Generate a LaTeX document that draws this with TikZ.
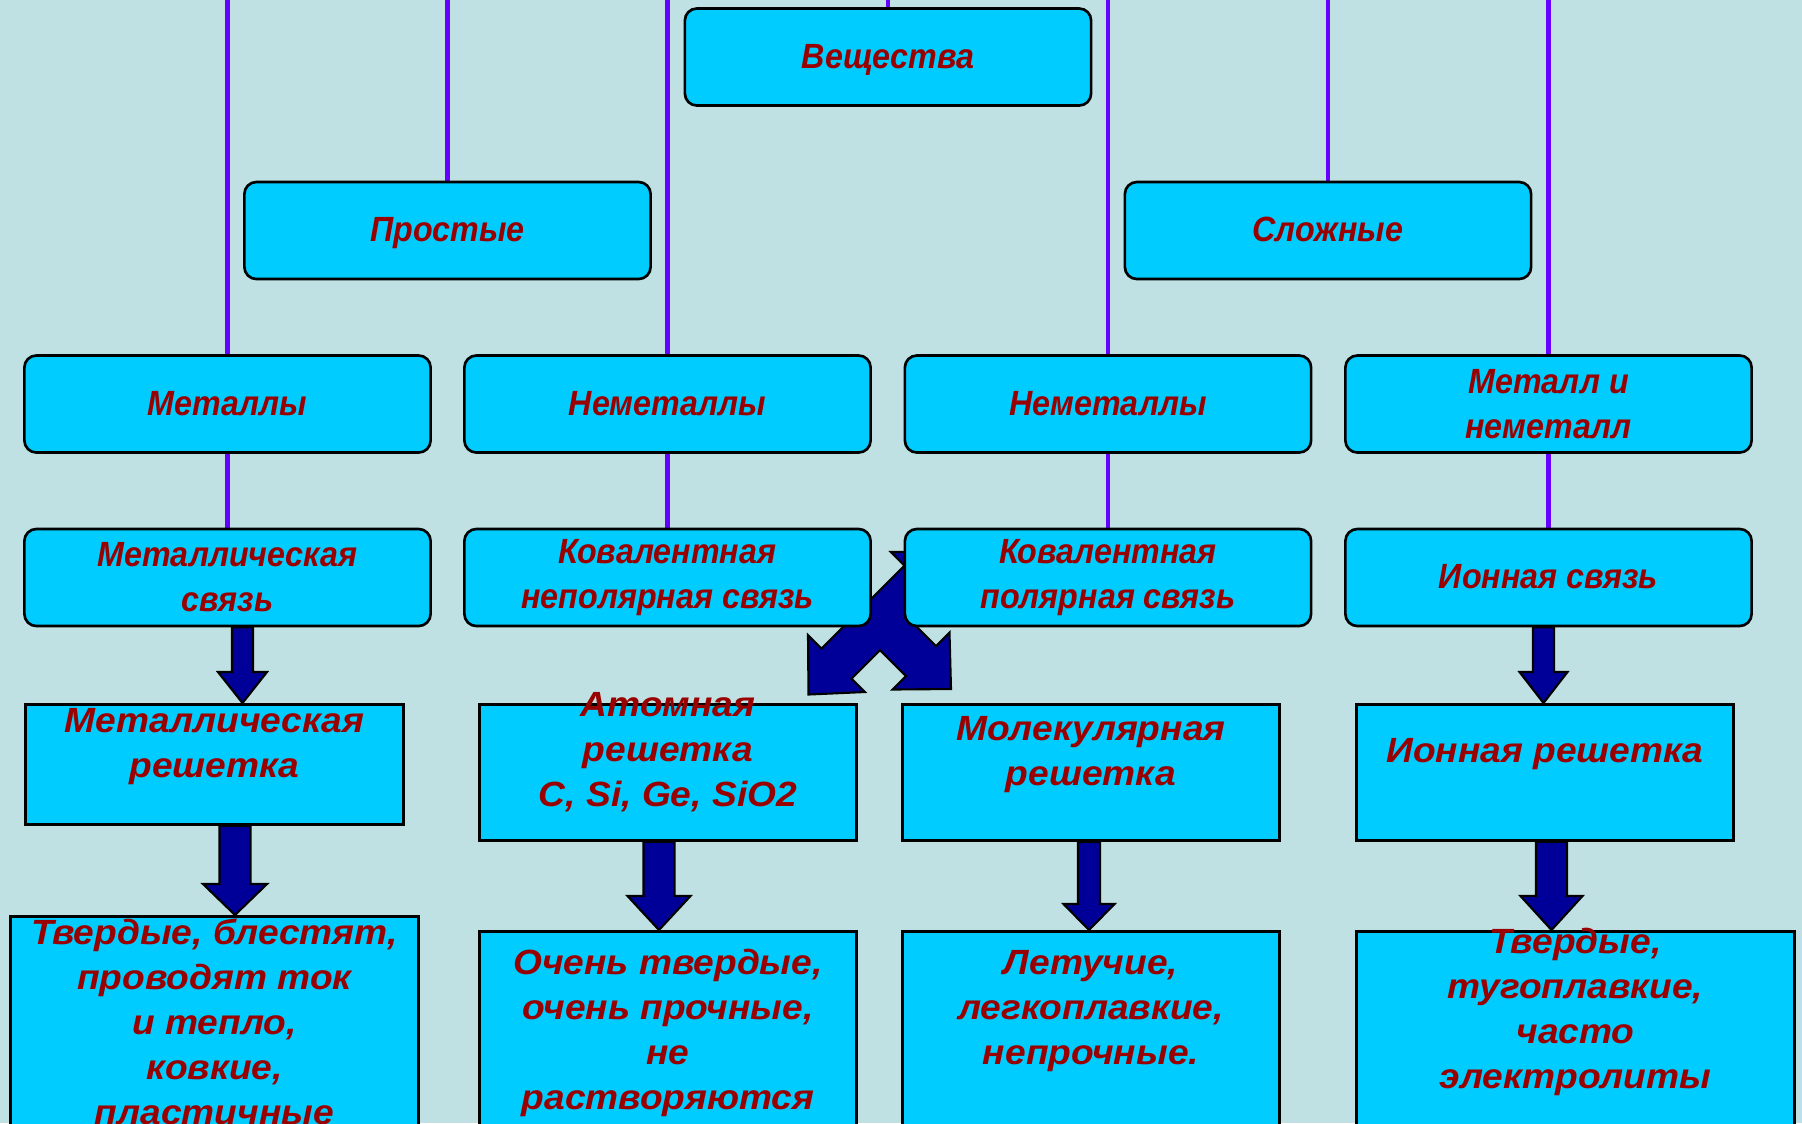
\documentclass[tikz,border=0pt]{standalone}
\usepackage{fontspec}
\setmainfont{Liberation Sans}
\newfontfamily\upfont[FakeStretch=0.92]{Liberation Sans}
\newfontfamily\lowfont[FakeStretch=1.06]{Liberation Sans}
\usetikzlibrary{calc,backgrounds}
\definecolor{bgcol}{HTML}{BFE1E3}
\definecolor{boxcol}{HTML}{00CCFF}
\definecolor{txtcol}{HTML}{990000}
\definecolor{linkcol}{HTML}{6600FF}
\definecolor{arrcol}{HTML}{000099}
\newcommand{\boxfont}{\upfont\fontsize{0.35cm}{0.45cm}\selectfont\bfseries\itshape}
\newcommand{\rectfont}{\lowfont\fontsize{0.35cm}{0.45cm}\selectfont\bfseries\itshape}
\newcommand{\toptext}[4]{\parbox[c][#1][t]{#2}{\centering\vspace*{#3}\strut #4}}
\newcommand{\blockarr}[6]{%
  \path (#3,0) coordinate (ax);
  \draw[fatarrow] ($(ax |- #1.south)+(-#4,0)$) -- ($(ax |- #2.north)+(-#4,-#6)$)
    -- ($(ax |- #2.north)+(-#5,-#6)$) -- (ax |- #2.north) -- ($(ax |- #2.north)+(#5,-#6)$)
    -- ($(ax |- #2.north)+(#4,-#6)$) -- ($(ax |- #1.south)+(#4,0)$) -- cycle;}
\tikzstyle{roundbox}=[shape = rectangle, rounded corners = 0.12cm, draw, line width = 0.75pt, fill = boxcol, minimum width = 4.06cm, minimum height = 0.97cm, align = center, inner sep = 0pt, text = txtcol, font = \boxfont]
\tikzstyle{oneline}=[text height = 0.29cm, text depth = 0.07cm]
\tikzstyle{flatbox}=[shape = rectangle, draw, line width = 0.75pt, fill = boxcol, inner sep = 0pt, anchor = north west, text = txtcol, font = \rectfont]

\begin{document}
\begin{tikzpicture}[x = 0.01cm, y = -0.01cm]
\tikzstyle{link}=[draw = linkcol, line width = 1.4pt]
\tikzstyle{fatarrow}=[draw = black, line width = 0.6pt, fill = arrcol, line join = miter]
\useasboundingbox (0,0) rectangle (1802,1123);
\coordinate (top) at (0,0);
\node[roundbox, oneline] (veshch) at (888,57) {Вещества};
\node[roundbox, oneline] (prost) at (447.5,230.5) {Простые};
\node[roundbox, oneline] (slozh) at (1328,230.5) {Сложные};
\node[roundbox, oneline] (met) at (227.5,404) {Металлы};
\node[roundbox, oneline] (nemet1) at (667.5,404) {Неметаллы};
\node[roundbox, oneline] (nemet2) at (1108,404) {Неметаллы};
\node[roundbox] (metnemet) at (1548.5,404) {Металл и\\неметалл};
\node[roundbox] (msvyaz) at (227.5,577.5) {Металлическая\\связь};
\node[roundbox] (kovnp) at (667.5,577.5) {Ковалентная\\неполярная связь};
\node[roundbox] (kovp) at (1108,577.5) {Ковалентная\\полярная связь};
\node[roundbox, oneline] (isvyaz) at (1548.5,577.5) {Ионная связь};
\node[flatbox] (mresh) at (24,703) {\toptext{1.20cm}{3.78cm}{-0.035cm}{Металлическая\\решетка}};
\node[flatbox] (atom) at (478,703) {\toptext{1.36cm}{3.77cm}{-0.195cm}{Атомная\\решетка\\C, Si, Ge, SiO2}};
\node[flatbox] (mol) at (901,703) {\toptext{1.36cm}{3.77cm}{0.045cm}{Молекулярная\\решетка}};
\node[flatbox] (iresh) at (1355,703) {\toptext{1.36cm}{3.77cm}{0.265cm}{Ионная решетка}};
\node[flatbox] (mprop) at (9,915) {\toptext{2.60cm}{4.08cm}{-0.035cm}{Твердые, блестят,\\проводят ток\\и тепло,\\ковкие,\\пластичные}};
\node[flatbox] (atprop) at (478,930) {\toptext{2.50cm}{3.77cm}{0.115cm}{Очень твердые,\\очень прочные,\\не\\растворяются}};
\node[flatbox] (molprop) at (901,930) {\toptext{2.50cm}{3.77cm}{0.115cm}{Летучие,\\легкоплавкие,\\непрочные.}};
\node[flatbox] (iprop) at (1355,930) {\toptext{2.50cm}{4.38cm}{-0.095cm}{Твердые,\\тугоплавкие,\\часто\\электролиты}};
\begin{scope}[on background layer]
\fill[bgcol] (0,0) rectangle (1802,1123);
\draw[link] (veshch.north) -- (veshch.north |- top);
\draw[link] (prost.north) -- (prost.north |- top);
\draw[link] (slozh.north) -- (slozh.north |- top);
\draw[link] (met.north) -- (met.north |- top);
\draw[link] (nemet1.north) -- (nemet1.north |- top);
\draw[link] (nemet2.north) -- (nemet2.north |- top);
\draw[link] (metnemet.north) -- (metnemet.north |- top);
\draw[link] (met.south) -- (msvyaz.north);
\draw[link] (nemet1.south) -- (kovnp.north);
\draw[link] (nemet2.south) -- (kovp.north);
\draw[link] (metnemet.south) -- (isvyaz.north);
\draw[fatarrow] (948.5,551.5) -- (891,552) -- (904.5,565.5) -- (821.5,648.5) -- (808,635)
  -- (808.5,694.5) -- (865,692) -- (851.5,678.5) -- (880,650) -- (906,676) -- (892.5,689.5)
  -- (951,689) -- (949.5,632.5) -- (936,646) -- (910,620) -- (934.5,595.5) -- (948,609) -- cycle;
\end{scope}
\blockarr{msvyaz}{mresh}{242.5}{10.5}{24.5}{31}
\blockarr{mresh}{mprop}{235}{15.5}{32}{31}
\blockarr{atom}{atprop}{659}{15.5}{31.5}{34}
\blockarr{mol}{molprop}{1089}{11}{25.5}{26}
\blockarr{isvyaz}{iresh}{1543.5}{10.5}{24}{31}
\blockarr{iresh}{iprop}{1551.5}{15.5}{31}{34}
\end{tikzpicture}
\end{document}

---------------

### [What is being asked]
Write the full listing out again with every line unchanged, but include no pictures.

### [Response to the task]
Generate a LaTeX document that draws this with TikZ.
\documentclass[tikz,border=0pt]{standalone}
\usepackage{fontspec}
\setmainfont{Liberation Sans}
\newfontfamily\upfont[FakeStretch=0.92]{Liberation Sans}
\newfontfamily\lowfont[FakeStretch=1.06]{Liberation Sans}
\usetikzlibrary{calc,backgrounds}
\definecolor{bgcol}{HTML}{BFE1E3}
\definecolor{boxcol}{HTML}{00CCFF}
\definecolor{txtcol}{HTML}{990000}
\definecolor{linkcol}{HTML}{6600FF}
\definecolor{arrcol}{HTML}{000099}
\newcommand{\boxfont}{\upfont\fontsize{0.35cm}{0.45cm}\selectfont\bfseries\itshape}
\newcommand{\rectfont}{\lowfont\fontsize{0.35cm}{0.45cm}\selectfont\bfseries\itshape}
\newcommand{\toptext}[4]{\parbox[c][#1][t]{#2}{\centering\vspace*{#3}\strut #4}}
\newcommand{\blockarr}[6]{%
  \path (#3,0) coordinate (ax);
  \draw[fatarrow] ($(ax |- #1.south)+(-#4,0)$) -- ($(ax |- #2.north)+(-#4,-#6)$)
    -- ($(ax |- #2.north)+(-#5,-#6)$) -- (ax |- #2.north) -- ($(ax |- #2.north)+(#5,-#6)$)
    -- ($(ax |- #2.north)+(#4,-#6)$) -- ($(ax |- #1.south)+(#4,0)$) -- cycle;}
\tikzstyle{roundbox}=[shape = rectangle, rounded corners = 0.12cm, draw, line width = 0.75pt, fill = boxcol, minimum width = 4.06cm, minimum height = 0.97cm, align = center, inner sep = 0pt, text = txtcol, font = \boxfont]
\tikzstyle{oneline}=[text height = 0.29cm, text depth = 0.07cm]
\tikzstyle{flatbox}=[shape = rectangle, draw, line width = 0.75pt, fill = boxcol, inner sep = 0pt, anchor = north west, text = txtcol, font = \rectfont]

\begin{document}
\begin{tikzpicture}[x = 0.01cm, y = -0.01cm]
\tikzstyle{link}=[draw = linkcol, line width = 1.4pt]
\tikzstyle{fatarrow}=[draw = black, line width = 0.6pt, fill = arrcol, line join = miter]
\useasboundingbox (0,0) rectangle (1802,1123);
\coordinate (top) at (0,0);
\node[roundbox, oneline] (veshch) at (888,57) {Вещества};
\node[roundbox, oneline] (prost) at (447.5,230.5) {Простые};
\node[roundbox, oneline] (slozh) at (1328,230.5) {Сложные};
\node[roundbox, oneline] (met) at (227.5,404) {Металлы};
\node[roundbox, oneline] (nemet1) at (667.5,404) {Неметаллы};
\node[roundbox, oneline] (nemet2) at (1108,404) {Неметаллы};
\node[roundbox] (metnemet) at (1548.5,404) {Металл и\\неметалл};
\node[roundbox] (msvyaz) at (227.5,577.5) {Металлическая\\связь};
\node[roundbox] (kovnp) at (667.5,577.5) {Ковалентная\\неполярная связь};
\node[roundbox] (kovp) at (1108,577.5) {Ковалентная\\полярная связь};
\node[roundbox, oneline] (isvyaz) at (1548.5,577.5) {Ионная связь};
\node[flatbox] (mresh) at (24,703) {\toptext{1.20cm}{3.78cm}{-0.035cm}{Металлическая\\решетка}};
\node[flatbox] (atom) at (478,703) {\toptext{1.36cm}{3.77cm}{-0.195cm}{Атомная\\решетка\\C, Si, Ge, SiO2}};
\node[flatbox] (mol) at (901,703) {\toptext{1.36cm}{3.77cm}{0.045cm}{Молекулярная\\решетка}};
\node[flatbox] (iresh) at (1355,703) {\toptext{1.36cm}{3.77cm}{0.265cm}{Ионная решетка}};
\node[flatbox] (mprop) at (9,915) {\toptext{2.60cm}{4.08cm}{-0.035cm}{Твердые, блестят,\\проводят ток\\и тепло,\\ковкие,\\пластичные}};
\node[flatbox] (atprop) at (478,930) {\toptext{2.50cm}{3.77cm}{0.115cm}{Очень твердые,\\очень прочные,\\не\\растворяются}};
\node[flatbox] (molprop) at (901,930) {\toptext{2.50cm}{3.77cm}{0.115cm}{Летучие,\\легкоплавкие,\\непрочные.}};
\node[flatbox] (iprop) at (1355,930) {\toptext{2.50cm}{4.38cm}{-0.095cm}{Твердые,\\тугоплавкие,\\часто\\электролиты}};
\begin{scope}[on background layer]
\fill[bgcol] (0,0) rectangle (1802,1123);
\draw[link] (veshch.north) -- (veshch.north |- top);
\draw[link] (prost.north) -- (prost.north |- top);
\draw[link] (slozh.north) -- (slozh.north |- top);
\draw[link] (met.north) -- (met.north |- top);
\draw[link] (nemet1.north) -- (nemet1.north |- top);
\draw[link] (nemet2.north) -- (nemet2.north |- top);
\draw[link] (metnemet.north) -- (metnemet.north |- top);
\draw[link] (met.south) -- (msvyaz.north);
\draw[link] (nemet1.south) -- (kovnp.north);
\draw[link] (nemet2.south) -- (kovp.north);
\draw[link] (metnemet.south) -- (isvyaz.north);
\draw[fatarrow] (948.5,551.5) -- (891,552) -- (904.5,565.5) -- (821.5,648.5) -- (808,635)
  -- (808.5,694.5) -- (865,692) -- (851.5,678.5) -- (880,650) -- (906,676) -- (892.5,689.5)
  -- (951,689) -- (949.5,632.5) -- (936,646) -- (910,620) -- (934.5,595.5) -- (948,609) -- cycle;
\end{scope}
\blockarr{msvyaz}{mresh}{242.5}{10.5}{24.5}{31}
\blockarr{mresh}{mprop}{235}{15.5}{32}{31}
\blockarr{atom}{atprop}{659}{15.5}{31.5}{34}
\blockarr{mol}{molprop}{1089}{11}{25.5}{26}
\blockarr{isvyaz}{iresh}{1543.5}{10.5}{24}{31}
\blockarr{iresh}{iprop}{1551.5}{15.5}{31}{34}
\end{tikzpicture}
\end{document}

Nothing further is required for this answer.